Menstrual disorders are conditions that affect the normal menstrual cycle in women. Menstrual disorders affect the overall quality of life and daily routine of women. Several women with menstrual disorders are unable to get pregnant.

Our Offerings

  • Regulation of the menstrual cycle: Management of an irregular menstrual cycle and related symptoms involves medications and surgical interventions. The medications include hormonal birth control for regulating the menstrual cycle, pain relievers to reduce pain, hormonal therapy in case menstrual dysregulation is due to perimenopause, and antibiotics to treat infections. The surgical interventions include endometrial ablation, myomectomy (removal of uterine fibroids), and hysterectomy (removal of the uterus).
  • Heavy Menstrual Bleeding: Some women experience heavy or prolonged bleeding during menstruation.

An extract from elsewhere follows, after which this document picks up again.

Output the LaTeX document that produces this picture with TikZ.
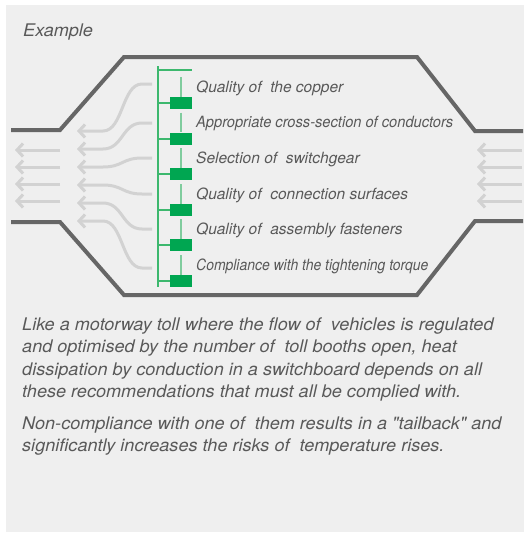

This may be due to ovarian dysfunction, hormonal imbalance, uterine fibroids, cancer, pregnancy complications, intrauterine device implantation, polyps, or underlying diseases related to the kidney or liver. Complications of menorrhagia (heavy and/or prolonged bleeding) include severe pain and anemia (due to significant blood loss).
  • Absent Menstrual Bleeding: It is also known as amenorrhea. In some situations, such as during pregnancy, breastfeeding, menopause, and before puberty, amenorrhea is normal. Most women with amenorrhea do not have ovulation, leading to infertility. Other symptoms that accompany amenorrhea include excess body hair, increased muscle size, and a deepened voice.
  • Oligomenorrhea: It is indicated by inconsistent and irregular menstrual bleeding. Several underlying medical conditions cause oligomenorrhea. These include polycystic ovarian syndrome, Cushing syndrome, pelvic inflammatory disease, Asherman syndrome, and type 1 diabetes mellitus.
  • Dysmenorrhea: Women with dysmenorrhea experience painful menstrual periods. There are two types of dysmenorrhea, i.e., primary and secondary. Primary dysmenorrhea involves recurrent menstrual cramps and is not caused by any underlying condition. Secondary dysmenorrhea is caused due to underlying conditions, such as infection or any disease related to the female reproductive system.